The next stage in
man's relationship with animals was the choice of an animal as the
sacred symbol of their group: what is loosely called totemism.
Hunting for their necessary food, and admiring to the point of
worship a life- endowment greater than their own, from the earliest
times there was established this dual relationship that has
persisted to the present day.
Totemism has
existed, perhaps spontaneously, all over the world. But it was
strongest and most complex in Africa; and, in so far as the early
Egyptians must have been in large part of African descent, it is in
Egypt that we first see totemism turning into what we may call
religion. So strong were the vestiges of totemism that in their art
the Egyptians continually attempted to integrate man and animal.
Men, whose bodies are models of human perfection, retain the heads
of birds and animals through animal heads, especially that of the
wolf Anubis, are an obstacle to our admiration of Egyptian art: the
reverse process of the Greeks, which produced the centaur and the
harpy, seems both biologically and aesthetically a more acceptable
form of integration. But at a very early date the Egyptians evolved
the idea of the sacred animal, the equal and protector of the
god-king; and sacred animals are the subject of the first pieces of
sculpture that can, in the highest sense of the word, be described
as works of art.
Of all sacred
animals Horus was the most absolutely a god; the Horus relief in
the Louvre has the air of finality, the commanding simplicity, of a
great religious image. The other sacred animals of Egyptian art
pass down a diminishing scale of sanctity. Hathor, the cow, was
particularly favoured by certain pharaohs like Hatshepsut; the ram
was sacred to Amun, as all visitors to Karnak will be painfully
aware. Toth, the ape, was sacred but, so to say, localized, without
the universal power of Horus; the same is true of the ibis, and of
a much later arrival in the animal pantheon, also an incarnation of
Toth, the cat.
We may easily feel
that there are too many sacred animals in Egyptian art. Yet all of
them produced images of great sculptural beauty which gain some of
their power from the sacrosanct uniformity of the original idea.

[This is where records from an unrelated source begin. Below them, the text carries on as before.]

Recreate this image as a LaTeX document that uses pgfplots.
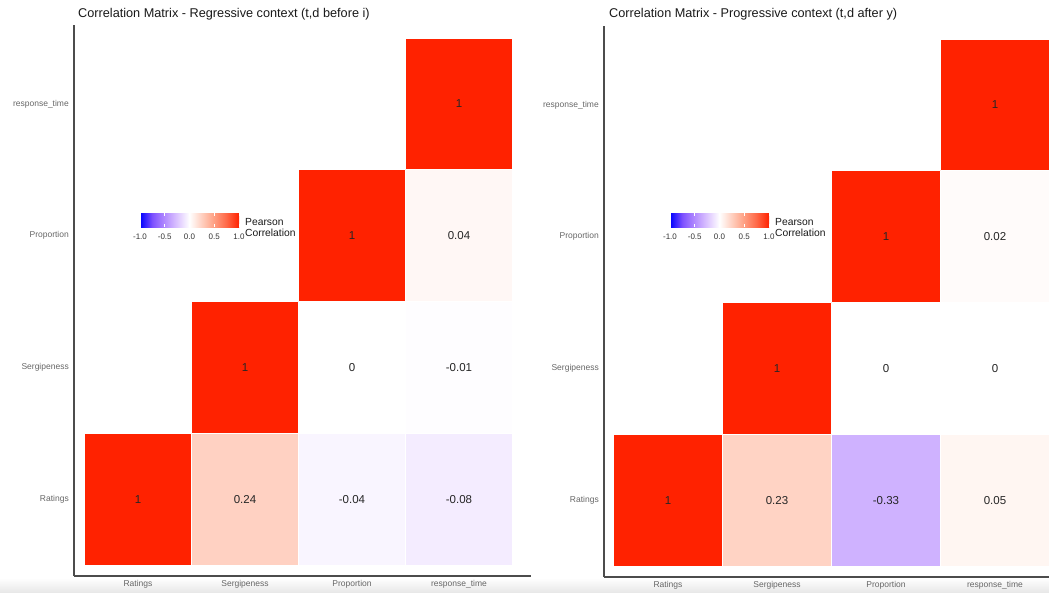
\documentclass[border=0pt]{standalone}
\usepackage{fontspec}
\setmainfont{Liberation Sans}
\usepackage{pgfplots}
\usepackage{pgfplotstable}
\usepgfplotslibrary{patchplots}
\pgfplotsset{compat=1.18}

\pgfplotsset{
  colormap={corr}{rgb255(0cm)=(0,0,255); rgb255(1cm)=(126,81,255); rgb255(2cm)=(179,139,255); rgb255(3cm)=(220,196,255); rgb255(4cm)=(255,255,255); rgb255(5cm)=(255,207,191); rgb255(6cm)=(255,158,129); rgb255(7cm)=(255,103,70); rgb255(8cm)=(255,34,0)},
}

% cell centres with correlation values (left: regressive, right: progressive)
\pgfplotstableread{
x y cL cR
1 1 1 1
2 1 0.24 0.23
3 1 -0.04 -0.33
4 1 -0.08 0.05
2 2 1 1
3 2 0 0
4 2 -0.01 0
3 3 1 1
4 3 0.04 0.02
4 4 1 1
}\centers

% tile corners (4 per tile) with the tile's correlation
\pgfplotstableread{
x y cL cR
0.5 0.5 1 1
1.5 0.5 1 1
1.5 1.5 1 1
0.5 1.5 1 1
1.5 0.5 0.24 0.23
2.5 0.5 0.24 0.23
2.5 1.5 0.24 0.23
1.5 1.5 0.24 0.23
2.5 0.5 -0.04 -0.33
3.5 0.5 -0.04 -0.33
3.5 1.5 -0.04 -0.33
2.5 1.5 -0.04 -0.33
3.5 0.5 -0.08 0.05
4.5 0.5 -0.08 0.05
4.5 1.5 -0.08 0.05
3.5 1.5 -0.08 0.05
1.5 1.5 1 1
2.5 1.5 1 1
2.5 2.5 1 1
1.5 2.5 1 1
2.5 1.5 0 0
3.5 1.5 0 0
3.5 2.5 0 0
2.5 2.5 0 0
3.5 1.5 -0.01 0
4.5 1.5 -0.01 0
4.5 2.5 -0.01 0
3.5 2.5 -0.01 0
2.5 2.5 1 1
3.5 2.5 1 1
3.5 3.5 1 1
2.5 3.5 1 1
3.5 2.5 0.04 0.02
4.5 2.5 0.04 0.02
4.5 3.5 0.04 0.02
3.5 3.5 0.04 0.02
3.5 3.5 1 1
4.5 3.5 1 1
4.5 4.5 1 1
3.5 4.5 1 1
}\tiles

\pgfplotsset{
  corrax/.style={
    scale only axis,
    colormap name=corr,
    point meta min=-1, point meta max=1,
    xtick={1,2,3,4}, ytick={1,2,3,4},
    xticklabels={Ratings,Sergipeness,Proportion,response\_time},
    yticklabels={Ratings,Sergipeness,Proportion,response\_time},
    axis x line=bottom, axis y line=left,
    axis line style={-, line width=1.1pt, draw=black!70},
    major tick length=0pt,
    tick label style={font=\fontsize{8.5}{10}\selectfont, text=black!60},
    xticklabel style={inner sep=0pt, yshift=-4pt, anchor=north},
    yticklabel style={inner sep=0pt, xshift=-5pt, anchor=east},
    ymin=0.4165, ymax=4.599, height=551pt,
    colorbar horizontal,
    colorbar style={
      anchor=south west,
      width=99pt, height=14pt, scale only axis,
      xtick={-1,-0.5,0,0.5,1},
      xticklabels={-1.0,-0.5,0.0,0.5,1.0},
      xticklabel style={font=\fontsize{8}{9}\selectfont, text=black!80, inner sep=1pt, yshift=-5pt},
      major tick length=3pt,
      xtick style={draw=white, line width=0.6pt},
      axis line style={draw=none},
    },
  },
  tileplot/.style={
    patch, patch type=rectangle, shader=faceted, faceted color=white,
    line width=0.6pt, point meta=explicit,
  },
  cellnodes/.style={
    only marks, mark=none, point meta=explicit,
    nodes near coords={\pgfmathprintnumber[fixed, precision=2, assume math mode=true]{\pgfplotspointmeta}},
    nodes near coords align={center},
    every node near coord/.append style={anchor=center, text=black!85, font=\fontsize{11.5}{13}\selectfont},
  },
}

\begin{document}
\begin{tikzpicture}
\useasboundingbox (0,0) rectangle (1049pt,592pt);
\clip (0,0) rectangle (1049pt,592pt);
\shade[top color=white, bottom color=black!9] (0,0) rectangle (1049pt,14pt);

\begin{axis}[corrax, at={(74pt,16pt)}, anchor=south west, width=457pt,
  xmin=0.402, xmax=4.673,
  colorbar style={at={(parent axis.south west)}, xshift=66pt, yshift=357.3pt}]
\addplot[tileplot] table[x=x, y=y, meta=cL]{\tiles};
\addplot[cellnodes] table[x=x, y=y, meta=cL]{\centers};
\end{axis}

\begin{axis}[corrax, at={(604pt,15pt)}, anchor=south west, width=465pt,
  xmin=0.413, xmax=4.679,
  colorbar style={at={(parent axis.south west)}, xshift=66pt, yshift=358.3pt}]
\addplot[tileplot] table[x=x, y=y, meta=cR]{\tiles};
\addplot[cellnodes] table[x=x, y=y, meta=cR]{\centers};
\end{axis}

\node[anchor=base west, font=\fontsize{12.7}{14}\selectfont, text=black!90, inner sep=0pt] at (78pt,574pt) {Correlation Matrix - Regressive context (t,d before i)};
\node[anchor=base west, font=\fontsize{12.7}{14}\selectfont, text=black!90, inner sep=0pt] at (609pt,574pt) {Correlation Matrix - Progressive context (t,d after y)};

\node[anchor=west, align=left, font=\fontsize{10.3}{11.6}\selectfont, text=black!90, inner sep=0pt] at (245pt,364.5pt) {Pearson\\Correlation};
\node[anchor=west, align=left, font=\fontsize{10.3}{11.6}\selectfont, text=black!90, inner sep=0pt] at (775pt,364.5pt) {Pearson\\Correlation};
\end{tikzpicture}
\end{document}
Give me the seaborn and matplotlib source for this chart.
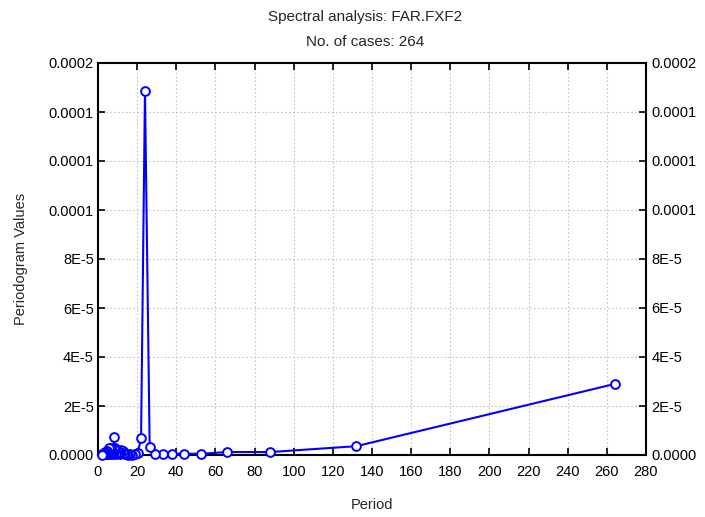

Small variations, which may have passed, unnoticed by the believer,
were due to the fact that these images were made by artists - the
Egyptian artist was far from being the self-effacing craftsman of
other early civilizations, and knew' how to give a prototype the
life-giving force of variety.
Apart from this
greater life-endowment, there was another reason why animals were
held sacred. Their inability to speak made them mysterious. All
gods should be inscrutable. 'I am that I am.' If the Horus could
have answered the questions addressed to him or Hathor commented on
the sudden rise in her status in the Middle Kingdom, they would
have lost some of their authority.
But beyond these
godlike attributes the quantity of semi-sacred animals in ancient
Egypt owes something to a state of mind that by no means always
accompanies religioloved animals. It is evident that the Egyptian
feeling for animals was far closer to our own than that of any
other ancient people. We can see this in the reliefs that decorate
tombs around Sakkara. High officials, like Ti and Mereruka, took so
seriously the care of their flocks and herds that they covered the
walls of their tombs with scenes of husbandry. These reliefs show
that the Egyptians tried to domesticate animals of all sorts, but
succeeded only with those which are our companions today, dogs and
cats, and those which still occupy our farmyards. What a strange
operation of nature that for five thousand years man has been able
to domesticate sheep and cattle, and not roe
deer?
Cats were pets a
thousand years before they were considered sacred, and the story in
Herodotus that when a house is on fire the first thought of an
Egyptian household is to save the cats- 'they pass them from one to
another, while the house burns down' -is as much a reflection of
love as of totemism. The reliefs of animal life in Old Kingdom
tombs are inexhaustibly informative and touching. One of the most
familiar shows a farmer carrying a calf on his back with the mother
cow following and licking it. Where in the Graeco-Roman or the
Semitic world could such an incident have been sympathetically
observed and recorded?
Such were the
feelings of harmony that could be developed in the secure,
continuous pastoral life on the banks of the Nile.